Why do artists or writers communicate their experience of art or writing? How does this affect the 'primary' loop of do / step-back-and-look (or re-read) / reflect / do? Is a secondary loop addressing someone else a silly diversion of energy, avoided in superstious manner by those who feel that it will introduce an uncontrollable turbulence that may sap the energy needed for closure? Or is it part of the constitution of the work itself, encompassing the context, others' reactions etc, sometimes in an openly collaborative approach?

Once this question has been posed, the problem shifts to keeping in check the meddling effect of this very metaverse. In what sense can a description of this relationship (the one between do and talk) factor itself out, bar shutting up at once?

I find that many are not interested in discussing this—or it may be just that I don't have many (sometimes anyone) for that. The usual split is clear: on the one side, the artist, aloof, irreverent, jocular or morose, and often unwilling to enter a pedestrian level of self-explanation; on the other, the journalist, neutered by implication of a medium that does not count (but in terms of the effect it might have on the artist's standing): the page we will use to light a fire; the journalist infertile in the field of art, who may ask his or her skewed or silly questions, concoct his filigran associations, references or biographical narrative to fill his or her lines; the journalist who will sheepishly tolerate off-hand treatment by the artist, made to swallow the notion that he will not get the joke, while being reluctantly admitted as a necessary element in the artist's food chain.

The artist coming out and writing essays on the own or other's work risks polluting or polarizing his or her judgement by creating an instance of opinion, pulled from the web of opinionated mumblings by thousands that already fills, like a dirty felt, the back of his or her mind. For those whose decisions are a largely rational affair or those who have found a trusted framework or method for safely executing their work, this may be less of an issue.

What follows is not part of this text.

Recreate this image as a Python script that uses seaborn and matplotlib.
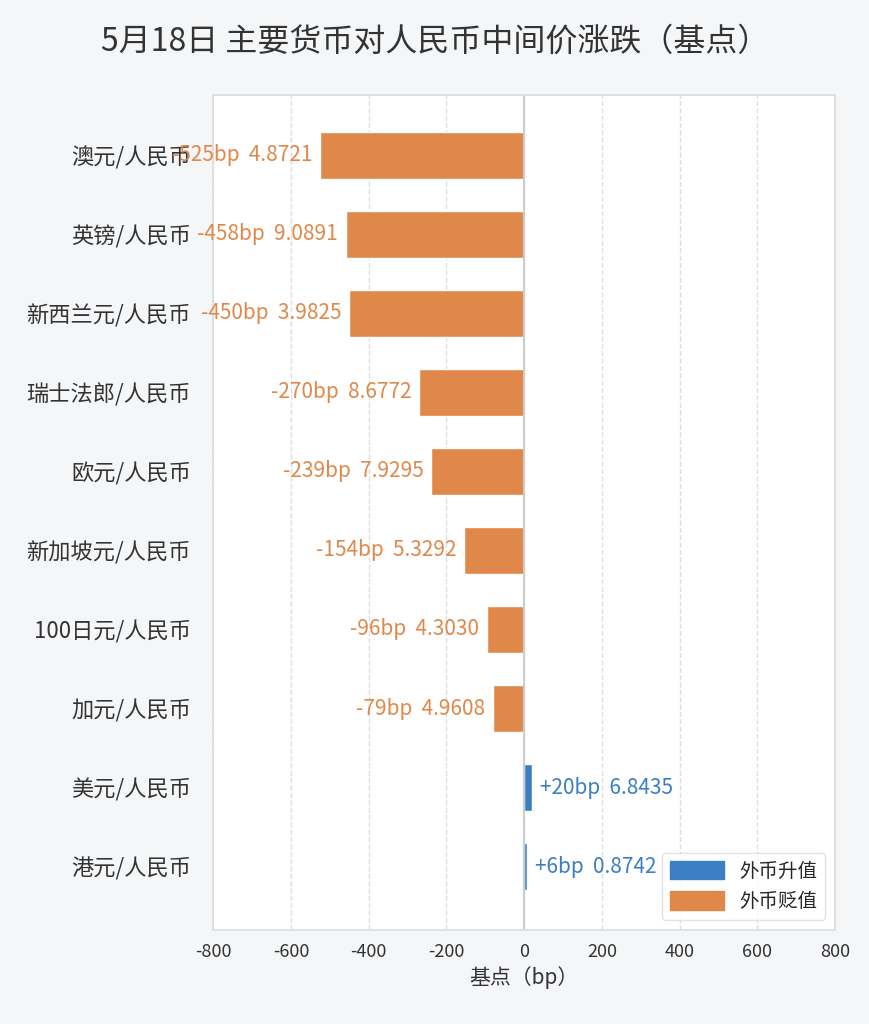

I feel threatened by a mechanism inherent in writing: that each description, even as it deliberately puts off judgement, creates the groove of the "this is so" and often the "this is why" of which there is no easy escape. It also creates the habit of falling into the trap of a discursive relationship to whatever comes in front of one's eyes - as if one had to be prepared to react this or that way rather soon. It reminds me of the 20 minutes the reviewer of a first night performance might have to phrase and transmit his or her verdict to the paper in time.

Another way to look at it is to ask whether the effect of description, explanation or judgement on any reader or onlooker of the work will be beneficial - or better, in what sense beneficial. For it is clear that a large number of people are keen on picking up cues for choice and judgement from the supposedly more knowledgable or culturally primed. I am not at all sure whether the inverse of this behaviour can with any right be assumed to be a 'genuine experience'. One sign of it may be that the response will be less sure, less quick, slow to find words, and more likely to be reversed and modified later on. It is a relation to the object and the hypotheses behind it or, transformed, within it, that is modeled on the supposedly primary troubled relationship between the artist and his or her emerging object.